Polls open for elections
March 27, 1991
Students will vote today and Thursday for Student Association president, vice president and treasurer after low-intensity campaigning—or no campaigning—by all candidates.
Students can cast their ballots at DuSable Hall or the Pow Wow Room in the Holmes Student Center from 9 a.m. to 6 p.m. A valid student ID card will be required to vote.
However, deciding whom to pick for president might be a difficult choice after a nearly conflict-free presidential campaign between candidates Preston Came and Kelly Marie McDonald.
Compared to last year’s executive elections when there were charges of mudslinging, Came and McDonald ran tame campaigns.
The publicity from the wild campaigns last year led a record 3,783 voters, 15 percent of the students, to the ballot boxes.
But SA President Pro Tem David Ivers, who runs the SA Senate meetings and was a senator last year, said a high turnout probably will not happen this year.
Last year’s presidential candidates, current SA President Robert McCormack and former Senate Speaker John Fallon, “were so much alike that they had to work to differentiate themselves,” Ivers said.
“This time you have two pretty good candidates who are appealing to two different voting blocs,” Ivers said.
“Preston (Came) I would have to say is more a status quo candidate and Kelly (McDonald) is an activist or an agitator,” he said. “They do not need to establish a position, it is just there.”

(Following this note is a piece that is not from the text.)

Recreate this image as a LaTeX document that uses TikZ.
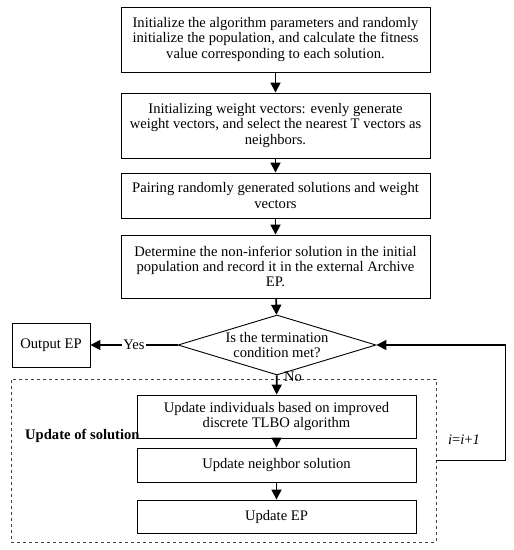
\documentclass[tikz,border=0pt]{standalone}
\usepackage{fontspec}
\setmainfont{Liberation Serif}
\usetikzlibrary{arrows.meta,shapes.geometric}

\begin{document}
\begin{tikzpicture}[x=1pt, y=-1pt, font=\fontsize{14.6}{15.2}\selectfont,
    box/.style={draw, line width=0.9pt, align=center, inner sep=0pt, minimum width=309pt},
    sub/.style={draw, line width=0.9pt, align=center, inner sep=0pt, minimum width=279pt},
    arr/.style={line width=1.7pt, -{Triangle[length=10pt, width=10pt]}}]
    \useasboundingbox (0,0) rectangle (514,550);
    % initial steps
    \node[box, minimum height=65pt] (S1) at (275.5, 39.5) {Initialize the algorithm parameters and randomly\\initialize the population, and calculate the fitness\\value corresponding to each solution.};
    \node[box, minimum height=65pt] (S2) at (275.5, 125.5) {Initializing weight vectors: evenly generate\\weight vectors, and select the nearest T vectors as\\neighbors.};
    \node[box, minimum height=45pt] (S3) at (275.5, 195.5) {Pairing randomly generated solutions and weight\\vectors};
    \node[box, minimum height=63pt] (S4) at (275.5, 266.5) {Determine the non-inferior solution in the initial\\population and record it in the external Archive\\EP.};
    % decision
    \node[draw, line width=0.9pt, diamond, aspect=3.6, inner sep=0pt, minimum width=198pt, minimum height=60pt, align=center] (D) at (277, 345) {Is the termination\\condition met?};
    \node[draw, line width=0.9pt, minimum width=78pt, minimum height=44pt, inner sep=0pt] (Out) at (51, 345) {Output EP};
    % update loop
    \node[draw, dashed, black!75, line width=0.9pt, minimum width=425pt, minimum height=163pt] (G) at (223.5, 460.5) {};
    \node[sub, minimum height=43pt] (U1) at (276.5, 416.5) {Update individuals based on improved\\discrete TLBO algorithm};
    \node[sub, minimum height=34pt] (U2) at (276.5, 465) {Update neighbor solution};
    \node[sub, minimum height=33pt] (U3) at (276.5, 516.5) {Update EP};
    \node[anchor=west, font=\fontsize{14.6}{15.2}\selectfont\bfseries, inner sep=0pt] (GL) at (25, 436) {Update of solution};
    \foreach \a/\b in {S1/S2, S2/S3, S3/S4, S4/D, D/U1, U1/U2, U2/U3} {
        \draw[arr] (\a) -- (\b);
    }
    \draw[arr] (D.west) -- node[fill=white, inner sep=1pt] {Yes} (Out.east);
    \node[anchor=west, inner sep=0pt] (No) at (284, 377) {No};
    \draw[arr] (G.east) -- ++(69, 0) coordinate (C) |- (D.east);
    \node (L) at (464, 440) {\textit{i}=\textit{i}+\textit{1}};
\end{tikzpicture}
\end{document}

Ivers also said having the unopposed candidates for treasurer and vice president this year probably reduced public exposure for the elections.
Came said he mainly has relied on endorsements to get his votes.

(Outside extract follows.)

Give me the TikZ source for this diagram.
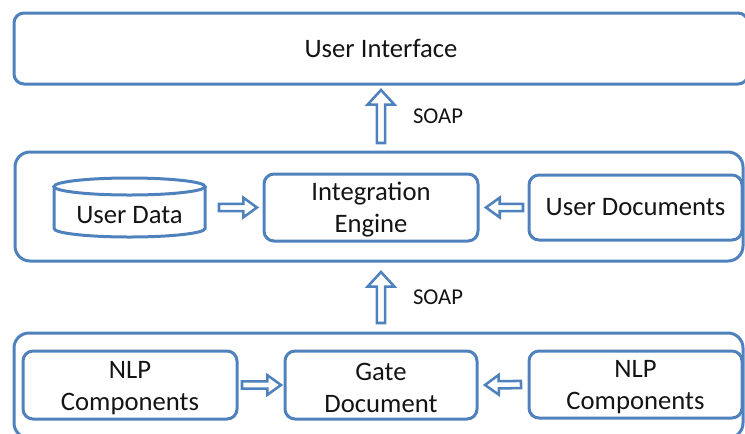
\documentclass[tikz,border=0pt]{standalone}
\usepackage{fontspec}
\setmainfont{Carlito}
\usetikzlibrary{calc}
\definecolor{frame}{RGB}{79,129,189}
\definecolor{ink}{RGB}{20,20,20}
% taller first line, so two-line labels sit a little lower in their boxes
\newcommand\firstline{\rule{0pt}{17.4pt}}
\begin{document}
\begin{tikzpicture}[x=0.75pt,y=-0.75pt,
  every node/.style={text=ink, font=\fontsize{20}{24}\selectfont,
    inner sep=0pt, outer sep=0pt},
  layer/.style={draw=frame, line width=2.25pt, rounded corners=11.25pt},
  unit/.style={draw=frame, line width=2.25pt, rounded corners=7.5pt, align=center},
  outline/.style={draw=frame, line width=2.25pt},
  soap/.style={font=\fontsize{17}{20}\selectfont},
  % hollow block arrow from the start point to the target point:
  % #1 = half shaft width, #2 = half head width, #3 = head length
  blockarrow/.style n args={3}{draw=frame, line width=1.9pt, line join=miter,
    to path={
      let \p1=(\tikztostart), \p2=(\tikztotarget),
          \n1={atan2(\y2-\y1,\x2-\x1)}, \n2={veclen(\x2-\x1,\y2-\y1)} in
      ([shift={(\p1)},rotate=\n1]0pt,-#1)
      -- ([shift={(\p1)},rotate=\n1]\n2-#3,-#1)
      -- ([shift={(\p1)},rotate=\n1]\n2-#3,-#2)
      -- ([shift={(\p1)},rotate=\n1]\n2,0pt)
      -- ([shift={(\p1)},rotate=\n1]\n2-#3,#2)
      -- ([shift={(\p1)},rotate=\n1]\n2-#3,#1)
      -- ([shift={(\p1)},rotate=\n1]0pt,#1)
      -- cycle}},
  bigarrow/.style={blockarrow={3.1pt}{10.1pt}{11pt}},
  smallarrow/.style={blockarrow={2.7pt}{7.4pt}{10.3pt}}
]
\useasboundingbox (0,0) rectangle (745,433);

% three layers
\node[layer, rounded corners=7.5pt, minimum width=550.5pt, minimum height=53.25pt]
  (ui) at (381,48.5) {User Interface};
\node[layer, minimum width=546pt, minimum height=81.75pt] (midlayer) at (379,206.5) {};
\node[layer, minimum width=546.75pt, minimum height=78.75pt] (botlayer) at (378.5,385.5) {};

% middle layer
\node[minimum width=113.25pt, minimum height=44.25pt,
  label={[yshift=-5.4pt]center:User Data}] (udata) at (129.5,207.5) {};
\draw[outline] ([yshift=-6.375pt]udata.north west)
  -- ([yshift=6.375pt]udata.south west)
  arc[start angle=180, end angle=360, x radius=56.625pt, y radius=6.375pt]
  -- ([yshift=-6.375pt]udata.north east);
\draw[outline] ([yshift=-6.375pt]udata.north)
  ellipse[x radius=56.625pt, y radius=6.375pt];
\node[unit, minimum width=160.5pt, minimum height=50.25pt] (ie) at (371,207.5)
  {\firstline Integration\\Engine};
\node[unit, minimum width=159.75pt, minimum height=48.75pt] (udocs) at (635.5,207.5)
  {User Documents};

% bottom layer
\node[unit, minimum width=160.5pt, minimum height=51pt] (nlpa) at (130,385)
  {\firstline NLP\\Components};
\node[unit, minimum width=144pt, minimum height=51pt] (gate) at (381,385)
  {\firstline Gate\\Document};
\node[unit, minimum width=159.75pt, minimum height=50.25pt] (nlpb) at (635.5,384.5)
  {\firstline NLP\\Components};

% SOAP links between the layers
\coordinate (a1s) at ([yshift=6.75pt]ui.south |- midlayer.north);
\coordinate (a1t) at ([yshift=-4.5pt]ui.south);
\coordinate (a2s) at ([yshift=7.5pt]gate.north |- botlayer.north);
\coordinate (a2t) at ([yshift=-8.25pt]gate.north |- midlayer.south);
\draw[bigarrow] (a1s) to (a1t);
\draw[bigarrow] (a2s) to (a2t);
\node[soap] (soapa) at (438,116) {SOAP};
\node[soap] (soapb) at (438,297) {SOAP};

% arrows inside the layers
\draw[smallarrow] ([xshift=10.5pt]udata.east) to ([xshift=-5.25pt]ie.west);
\draw[smallarrow] ([xshift=-4.5pt]udocs.west) to ([xshift=6pt]ie.east);
\draw[smallarrow] ([xshift=3.75pt]nlpa.east) to ([xshift=-3pt]gate.west);
\draw[smallarrow] ([xshift=-6pt]nlpb.west) to ([xshift=6pt]gate.east);
\end{tikzpicture}
\end{document}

“There has been a unanimity (of pro-Came endorsements) among the campus organizations. I think that is one of the reasons we are not having that much controversy,” Came said.
McDonald said she did not campaign to many student organizations because she was working on projects now.
“The fact is not that I did not want to make the time to contact people,” McDonald said. “It is just that the issues I am working on are very important to me.”
But “it was definitely my fault that certain groups have not been reached,” she said.